学生のツボがわからない。
大学で教えるようになって6年目が過ぎようとしている。10〜30人程度の少人数で行う授業ばかり担当していることもあり、なるべく一人一人と向き合うように心掛けている。自分の学生時代(遠い昔のことだが)と比べ、世間で言われているような学生像を重ねながら、目の前にいる彼らの実像に迫り、そして距離感をつかもうとしてきた。
そして探す。どこを押せば響くのか、なにを示せば目を見張るのか、どうやれば自ら動こうとするのか。
大学教育で、教員が学生におもねる必要はないのだが、昨今の社会経済状況と現代の大学生の特性を踏まえ、少し学生側に寄 った授業を行いたいと考えている。それが、サラリーマン経験を経て教壇に立つようになった私の役割であり、また、観光やまちづくり分野での教育効果を高めるに当たって、最も手っ取り早いと考えるからだ。

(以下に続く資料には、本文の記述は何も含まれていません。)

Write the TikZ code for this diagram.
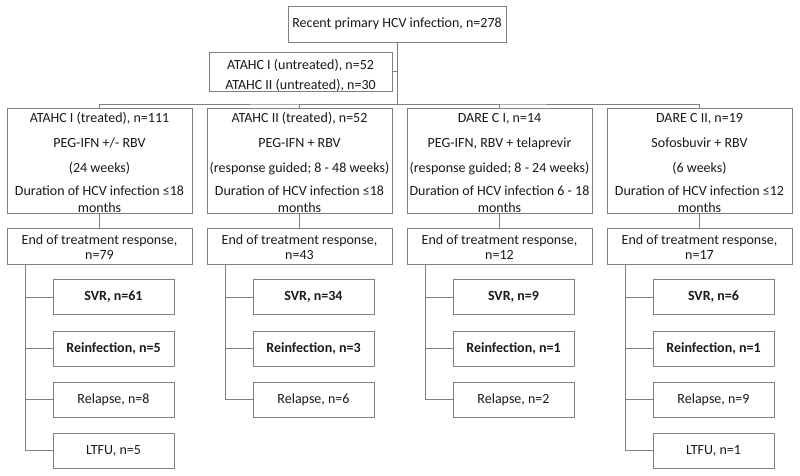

そうしてきてこの6年間でわかったことは、学生のツボはまるでわからないということだ。塊で見ても一人一人を見ても、わからないと感じることのほうが遥かに多い。 これは飛びつくだろうと いうネタ(専門的知見や解決手法、事例や例え話、アルバイトやボランティア、冗談等)には見向きもせず、逆にそんな期待もせず話したことに食いつきがよかったりする。
これは私と学生との意識のギャップと、私自身の若者像と実際の若者像のギャップが理由と思われる。前者は年齢差が拡大するとともに私の頭が硬直化していくなか、埋めることは至難の技であろう。後者については今後徐々に近づけていきたいが、まだしばらくは乖離を受け入れるしかない。
そういう訳で今のところ、授業等では大枠を示してあとは好きなようにやらせることを基本 にしている。一方的な思い込みは捨て、授業目的に合った様々な 材料を示し反応をうかがう。縮こまっていると見れば、自信をつけさせて思い切ってはみ出させる。散り散りになりそうな時は、中心となる思いを聞き出しメリハリを意識させる。うまくいかないことも多いが。
試行錯誤が続く授業等は、私にとって刺激的かつクリエイティブな時間だと感じている。同じ枠を示しても、去年と今年の学生では、本当に効き目のあるツボは少し違っている。今年の学生のなかでも一人一人異なっている。答えがいろいろあることも学んでほしいとよく言っているが、そういう私もまた、多くの答えをこの歳にして学んでいる。